Johannesburg - Vukile Property Fund has acquired a portfolio of nine newly-built retail parks across Spain via its new 98.3% Spanish REIT subsidiary Castellana Properties SOCIMI SA.

The R2.8bn off-market transaction is driven by Vukile’s deal-making dexterity. It increases Vukile’s diversification, boosts its international exposure to around 21% of total property assets, and grows its Spanish portfolio to 11 properties.

The acquisition represents a 6.2% pre-geared property yield and reaffirms Vukile’s prospects to deliver growth in dividends of between 7% and 8% in its current financial year ending 31 March 2018.

Laurence Rapp, CEO of Vukile, says the deal gives traction to Vukile’s stated holistic investment strategy in the developed markets of Western Europe. In his view, it sets Vukile apart from other SA REITs, many of which have focused their international expansion into emerging Eastern European markets.

READ: Vukile delivers 7.1% distribution growth

Rapp describes the Spanish property market as being transparent and offering depth. In his view, the Spanish economy currently provides one of the most attractive growth rates in the eurozone region with GDP growth of 3.2% in 2016 and 2.2% forecast for 2017 compared with 1.5% for the eurozone – an outperformance trend set to continue for the next decade. Declining unemployment is spurring robust economic growth and increasing consumer spend.
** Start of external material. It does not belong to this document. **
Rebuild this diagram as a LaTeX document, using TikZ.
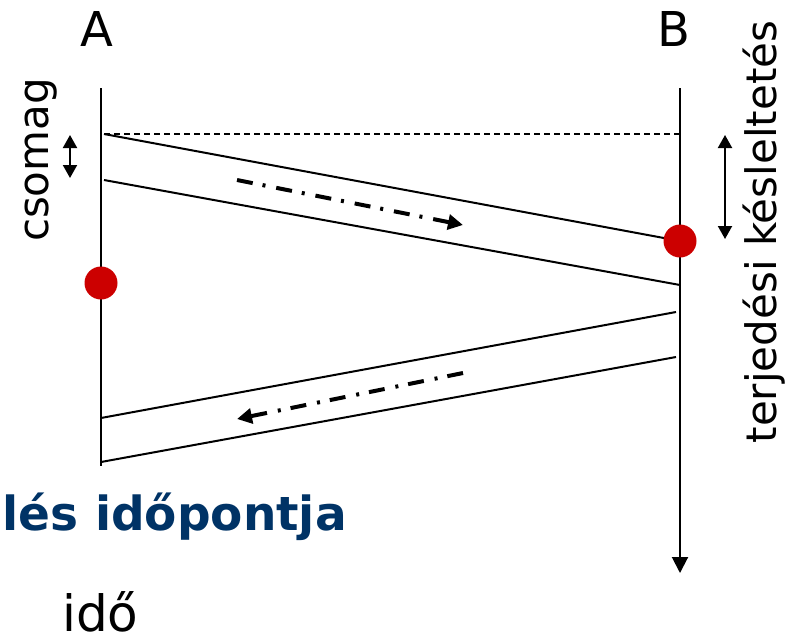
\documentclass[tikz,border=0pt]{standalone}
\usepackage{fontspec}
\setmainfont{DejaVu Sans}
\usetikzlibrary{arrows.meta}
\definecolor{dotred}{HTML}{CC0000}
\definecolor{titleblue}{HTML}{003366}
\begin{document}
\begin{tikzpicture}[x=1pt,y=-1pt,
  axis/.style={line width=2pt},
  pkt/.style={line width=2pt},
  flow/.style={line width=4pt,dash pattern=on 16pt off 10pt on 3pt off 11pt,-{Triangle[width=15pt,length=15pt]}},
  dbl/.style={line width=2pt,{Triangle[width=14pt,length=13pt]}-{Triangle[width=14pt,length=13pt]}},
  event/.style={circle,fill=dotred,inner sep=0pt,minimum size=33pt},
  lbl/.style={font=\fontsize{42}{48}\selectfont,inner sep=0pt}]
\useasboundingbox (0,0) rectangle (794,635);
% stations
\node[lbl,font=\fontsize{48}{54}\selectfont,anchor=base] (A) at (97,46) {A};
\node[lbl,font=\fontsize{48}{54}\selectfont,anchor=base] (B) at (674,46) {B};
\coordinate (Atop) at (101,88);
\coordinate (Abot) at (101,466);
\coordinate (Btop) at (680,88);
\coordinate (Bbot) at (680,573);
\draw[axis] (Atop) -- (Abot);
\draw[axis,-{Triangle[width=16pt,length=16pt]}] (Btop) -- (Bbot);
% packet lines
\coordinate (p1s) at (104,134);
\coordinate (p1e) at (680,241);
\coordinate (p2s) at (104,180);
\coordinate (p2e) at (680,285);
\coordinate (q1s) at (676,312);
\coordinate (q1e) at (101,418);
\coordinate (q2s) at (676,357);
\coordinate (q2e) at (101,462);
\coordinate (dS) at (104,134);
\coordinate (dE) at (680,134);
\draw[line width=1.4pt,dash pattern=on 6pt off 4pt] (dS) -- (dE);
\draw[pkt] (p1s) -- (p1e);
\draw[pkt] (p2s) -- (p2e);
\draw[pkt] (q1s) -- (q1e);
\draw[pkt] (q2s) -- (q2e);
% flow arrows
\coordinate (f1s) at (237,180);
\coordinate (f1e) at (463,225);
\coordinate (f2s) at (463,373);
\coordinate (f2e) at (237,419);
\draw[flow] (f1s) -- (f1e);
\draw[flow] (f2s) -- (f2e);
% events
\node[event] (eA) at (101,283) {};
\node[event] (eB) at (680,241) {};
% double arrows
\coordinate (c1) at (70,135);
\coordinate (c2) at (70,178);
\draw[dbl] (c1) -- (c2);
\coordinate (t1) at (725,135);
\coordinate (t2) at (725,239);
\draw[dbl] (t1) -- (t2);
% rotated labels
\node[lbl,rotate=90] (cs) at (41,160) {csomag};
\node[lbl,rotate=90] (tk) at (764,232) {terjedési késleltetés};
% bottom texts
\node[anchor=base east,inner sep=0pt,text=titleblue,font=\bfseries\fontsize{47}{54}\selectfont] (title) at (347,530) {lés időpontja};
\node[anchor=base west,inner sep=0pt,font=\fontsize{50}{56}\selectfont] (ido) at (62,631) {idő};
\end{tikzpicture}
\end{document}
Spain’s retail market indicators are positive and trending in line with the Spanish economic recovery. Retail rental levels remain at pre-financial crisis levels with the constrained supply of retail product driving up demand.

From its retail focus to its quality income streams, Vukile’s new Spanish portfolio shows strong synergies with its SA real estate investment strategies.

With its increased exposure to international property markets, Vukile has put in place a foreign exchange hedging policy to minimise adverse foreign exchange fluctuations. It will hedge on average 75% of its earnings from its international investments over a three-year period. After the transaction, Vukile’s consolidated group gearing level is expected to be at 31.7%, continuing its conservative approach to financial management and balance sheet structure.